Thank you for your response. I'm still a bit puzzled and would appreciate further clarification. As I understand it - it could be wrong - a transcript should have only one single continuous 5' UTR, starting at the beginning of the transcript and ending just before the start codon, and similarly, one single continuous 3' UTR, beginning right after the stop codon and extending to the end of the transcript. Does this situation mean transcript variants have different UTRs (I'm not sure if they really exist or if it's due to assembly reasons) and these UTRs are all added to the annotation? Or are these multiple 5' UTRs just parts of a large 5' UTR? Should I only reserve one 5' UTR and one 3' UTR, or is it okay to just leave it here?

KatharinaHoff commented 9 months ago

In eukaryotes, UTRs can be spliced. Less frequently so in the 3'UTR, but it also happens there.

This is not to say that all the stringtie assemblies and all the genes are correct. Everything in structural genome annotation may contain errors.

ChuanzhengWei commented 9 months ago

I guess the issue arose because I used transcriptome data from different varieties of the same species (since I didn't perform transcriptome sequencing on my sequenced material). After reads mapping, it's possible that the edges of transcripts of the same gene appeared different. Of course, this is just a speculation, and I haven't checked it with IGV.

KatharinaHoff commented 9 months ago

UTRs inferred from evidence often look differently from reference annotation UTRs and from evidence in an independent experiment.

ChuanzhengWei @.***> schrieb am Fr. 15. Dez. 2023 um 03:53:

I guess the issue arose because I used transcriptome data from different varieties of the same species (since I didn't perform transcriptome sequencing on my sequenced material). After reads mapping, it's possible that the edges of transcripts of the same gene appeared different. Of course, this is just a speculation, and I haven't checked it with IGV.

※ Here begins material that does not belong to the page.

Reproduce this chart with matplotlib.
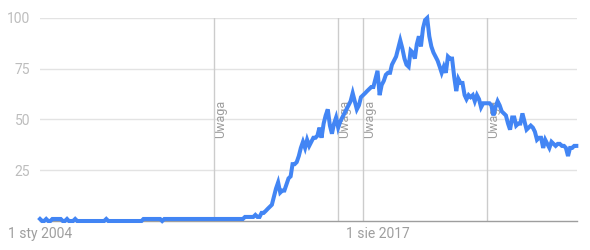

— Reply to this email directly, view it on GitHub https://github.com/Gaius-Augustus/BRAKER/issues/723#issuecomment-1857188659, or unsubscribe https://github.com/notifications/unsubscribe-auth/AJMC6JGVN3NOLJKGNGONE4LYJO3RPAVCNFSM6AAAAABAUNBKDOVHI2DSMVQWIX3LMV43OSLTON2WKQ3PNVWWK3TUHMYTQNJXGE4DQNRVHE . You are receiving this because you were assigned.Message ID: @.***>

KatharinaHoff commented 9 months ago

I will close this issue because I believe there is nothing wrong with the software.